Iran Deal Opponent Not Ready to Scrap It

Chuck SchumerChuck Schumer

Senior US Democratic Senator Chuck Schumer is putting US president-elect Donald Trump on notice: Just because the incoming Senate Minority Leader opposed President Barack Obama’s nuclear deal with Iran does not mean he will work with Trump to dismantle it.

Schumer, who infuriated liberal groups by opposing the Iran pact last year, told Politico on Friday that while he remains “skeptical” of the agreement, “it would be wrong to repeal it now”. His warning comes as other detractors of the deal also urge Trump to keep the deal intact, despite the president-elect’s campaign vow to scrap it.

“I’m willing to try. I think the jury’s still out and I’m willing to wait another year or two,” Schumer said in an interview in his Capitol Hill office, two days after the New Yorker officially took the helm of Democrats’ 48-member caucus for the next Congress.

Trump has not addressed his plans for the Iran deal since his election victory.

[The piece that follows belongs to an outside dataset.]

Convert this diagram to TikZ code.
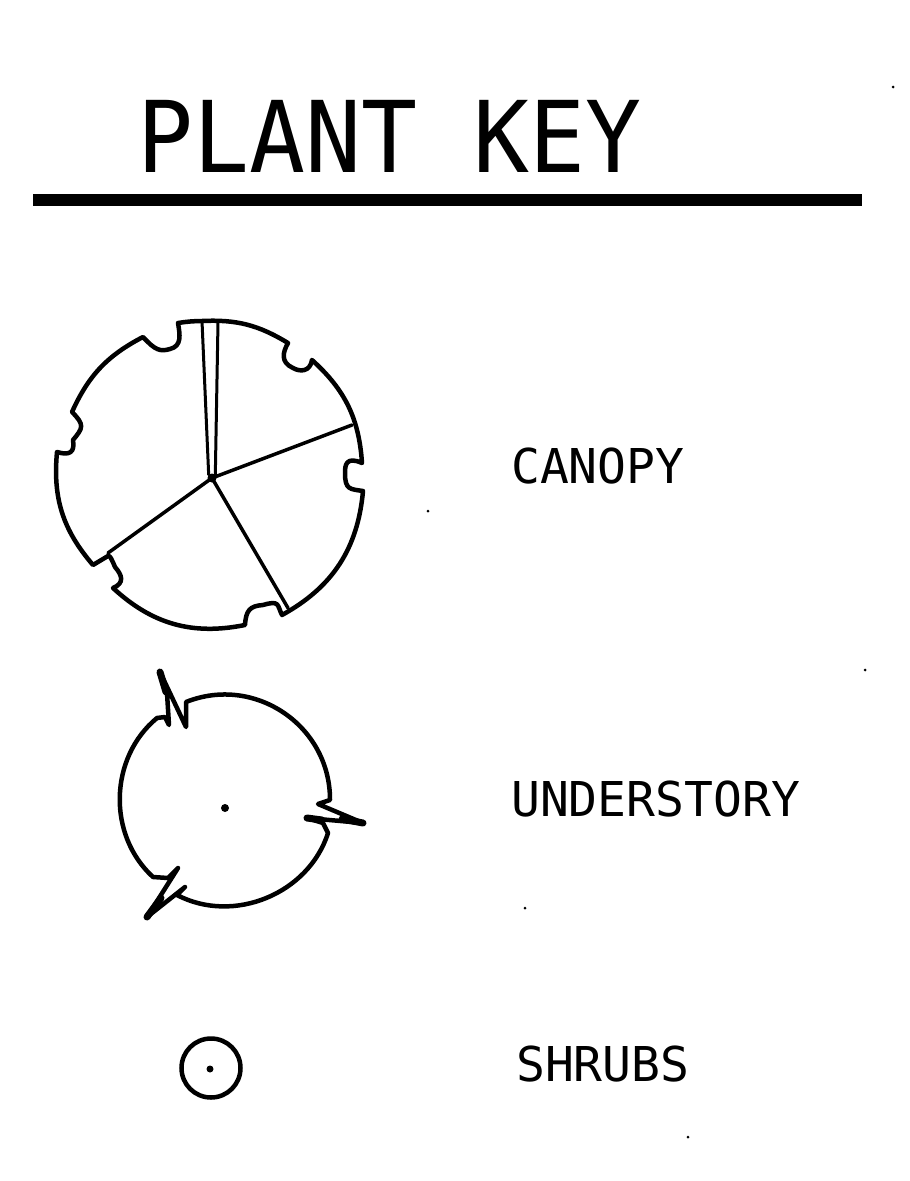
\documentclass[tikz,border=0pt]{standalone}
\usepackage{fontspec}
\setmainfont{DejaVu Sans Mono}
\newfontfamily\titlefont[FakeStretch=0.94]{DejaVu Sans Mono}
\usetikzlibrary{positioning}

\begin{document}
\begin{tikzpicture}[x=1pt, y=-1pt,
outline/.style = {line width=4.5pt, line cap=round, line join=round},
spoke/.style = {line width=3.5pt, line cap=round},
barb/.style = {line width=7pt, line cap=round},
dotmark/.style = {circle, fill=black, inner sep=0pt, minimum size=#1},
label/.style = {inner sep=0pt, anchor=west, font=\fontsize{48}{48}\selectfont}
]
\useasboundingbox (0,0) rectangle (910,1181);
% Draw the title and the rule under it
\node[inner sep=0pt, anchor=west, font=\titlefont\fontsize{99}{99}\selectfont] (title) at (137,136) {PLANT KEY};
\coordinate (R-1) at (33,200);
\coordinate (R-2) at (862,200);
\draw[line width=12pt] (R-1) -- (R-2);

% Draw the canopy outline with its five notches
\draw[outline] (178,323) to[bend left=4] (202,321) to[bend left=17] (288,343)
	.. controls (283,352) and (280,362) .. (293,368)
	.. controls (300,372) and (310,372) .. (312,360)
	to[bend left=22] (362,463)
	.. controls (346,456) and (345,465) .. (345,473)
	.. controls (345,490) and (350,489) .. (363,491)
	to[bend left=28] (282,615)
	.. controls (277,605) and (280,600) .. (263,605)
	.. controls (250,606) and (246,610) .. (245,625)
	to[bend left=27] (113,588)
	.. controls (125,583) and (122,575) .. (115,567)
	.. controls (112,560) and (110,555) .. (108,556)
	-- (93,565)
	to[bend left=23] (57,452)
	.. controls (70,456) and (75,452) .. (73,440)
	.. controls (83,428) and (85,425) .. (72,412)
	to[bend left=19] (143,337)
	.. controls (155,350) and (160,352) .. (170,349)
	.. controls (182,346) and (180,335) .. (178,323);
\node[dotmark=9pt] (C-hub) at (212,478) {};
% Connect the hub with the rim
\coordinate (C-1) at (202,321);
\coordinate (C-2) at (218,322);
\coordinate (C-3) at (352,425);
\coordinate (C-4) at (288,608);
\coordinate (C-5) at (108,553);
\draw[spoke, line width=3pt] (C-hub.north west) -- (C-1);
\draw[spoke, line width=3pt] (C-hub.north east) -- (C-2);
\foreach \i in {3,4,5}
\draw[spoke] (C-hub.center) -- (C-\i);

% Draw the understory outline with its three breaks
\draw[outline] (186,702) to[bend left=56, looseness=1.09] (330,800)
	-- (318,804) -- (363,823) -- (307,818) -- (323,823) -- (328,833)
	to[bend left=50] (177,895) -- (185,887)
	-- (147,917) -- (178,868) -- (168,878) -- (153,877)
	to[bend left=49] (157,718) -- (165,717) -- (169,725) -- (167,693) -- (160,672)
	-- (186,727) -- cycle;
% Thicken the barbs
\coordinate (B-1) at (160,672);
\coordinate (B-2) at (166,692);
\coordinate (B-3) at (363,823);
\coordinate (B-4) at (342,819);
\coordinate (B-5) at (307,818);
\coordinate (B-6) at (322,820);
\coordinate (B-7) at (147,917);
\coordinate (B-8) at (161,898);
\foreach \i/\j in {1/2, 3/4, 5/6, 7/8}
\draw[barb] (B-\i) -- (B-\j);
\node[dotmark=8pt] (U-dot) at (225,808) {};

% Draw the shrub symbol
\node[circle, draw, line width=4.5pt, minimum size=59pt, inner sep=0pt] (S-1) at (211,1068) {};
\node[dotmark=7pt] (S-dot) at (210,1069) {};

% Draw the labels
\node[label] (L-1) at (511,466) {CANOPY};
\node[label] (L-2) at (511,799) {UNDERSTORY};
\node[label] (L-3) at (516,1064) {SHRUBS};

% Draw the specks of the scan
\foreach \x/\y [count=\i] in {893/87, 428/511, 865/670, 525/908, 688/1137}
\node[dotmark=3pt] (P-\i) at (\x,\y) {};
\end{tikzpicture}
\end{document}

The carefully negotiated pact hinges on an array of executive orders that lift sanctions against Iran as a tradeoff for scaling back its nuclear program.

“I look forward to rolling back this disastrous deal,” Republican Representative Mike Pompeo, Trump’s choice to lead the Central Intelligence Agency, tweeted on Thursday.

Winning the support of staunchly pro-Israel Schumer for his Iran policy would be a major foreign policy boost for Trump who repeatedly vowed to unravel the nuclear pact and renegotiate it on more favorable terms. “This was a deal at the highest level of incompetence,” Trump said in September.

  Support for Stronger Sanctions

Schumer did not close the door to working with Trump and the GOP on strengthening sanctions against Iran that were not related to the terms of the nuclear deal.

He indicated support for stronger sanctions on Iran’s ballistic missile program, which Senate Armed Services Chairman John McCain and Senator Lindsey Graham are expected to propose early next year.

Senate Democrats also would support an extension of sanctions against Tehran along the lines of a bill that passed the House Tuesday on a 419-1 vote, Schumer said.

“I studied this carefully” before coming out against the Iran pact in 2015, Schumer said. “What I think it hinged on for me and for others is, would the [Iranian government] moderate if there’s this agreement? The jury’s out.”

However, Schumer added, taking Obama’s deal apart quickly would be a mistake.

“I think we need a little more time to determine what’s right or wrong,” he said.